Job growth was "widespread" in the month, led by gains in leisure and hospitality, public and private education, and construction, according to the report released by the department's Bureau of Labor Statistics (BLS).

Employment in leisure and hospitality increased by 280,000, as pandemic-related restrictions eased in many parts of the country, the report showed, while noting that the figure is still down by 3.1 million, or 18.5 percent, since February 2020.

In March, employment increased in both public and private education, reflecting the continued resumption of in-person learning and other school-related activities, according to the report.

Construction added 110,000 jobs in March, following job losses of 56,000 in the previous month that were "likely weather-related," the report said.
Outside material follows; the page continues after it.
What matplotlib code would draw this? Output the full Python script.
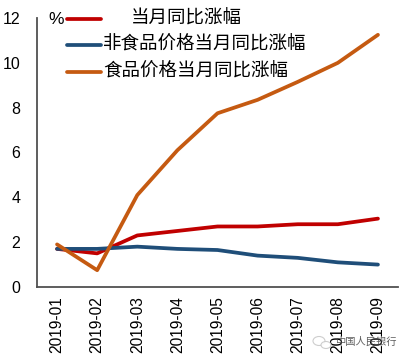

"March was a good month for the U.S. labor market and it's possible better times are ahead this quarter," Ryan Sweet, a senior director at Moody's Analytics, wrote in an analysis.

U.S. President Joe Biden on Friday called the March jobs report "good news," while noting that there are 8.4 million fewer jobs today than there were last March after "a year of devastation."

"We still have a long way to go to get our economy back on track after the worst economic and job crisis in nearly a century," Biden said.

"Too many Americans who have been unemployed for longer than six months. Too many women have been forced out of the workforce. Unemployment among people of color remains far too high," he continued.

The U.S. president urged Congress to debate his 2-trillion-U.S.-dollar infrastructure plan, touting that it would create millions of well-paying blue-collar jobs.

The BLS report also showed that unemployment rate is down considerably from its recent high in April 2020 but is still 2.5 percentage points higher than its pre-pandemic level in February 2020.

Sweet noted that adjusted for the misclassification of the unemployed on temporary layoff who were instead classified as the employed but not at work, the unemployment rate would have been 6.4 percent in March.

"If we account for those that dropped out of the labor force, the unemployment rate would be closer to 9 percent in March," he added.

The labor force participation rate changed little at 61.5 percent in March, which is 1.8 percentage points lower than in February 2020, according to the BLS report.

The number of permanent job losers, at 3.4 million, was little changed in March, but is 2.1 million higher than a year earlier, the report showed.

Amid widespread COVID-19 shutdowns in March and April last year, 22 million Americans lost their jobs. Despite an improving trend in the labor market, the recovery was stalled for a few months amid COVID-19 resurgence.

The BLS report also showed that nonfarm payroll employment growth for January was revised up by 67,000 to 233,000, and the change for February was revised up by 89,000 to 468,000. Employment has risen, on average, by 539,000 over the past three months.

U.S. unemployment is expected to decline to 5.0 percent by year-end and 4.4 percent by the end of 2022, still higher than the pre-pandemic level of 3.5 percent, according to the Peterson Institute for International Economics' semiannual Global Economic Prospects released Thursday.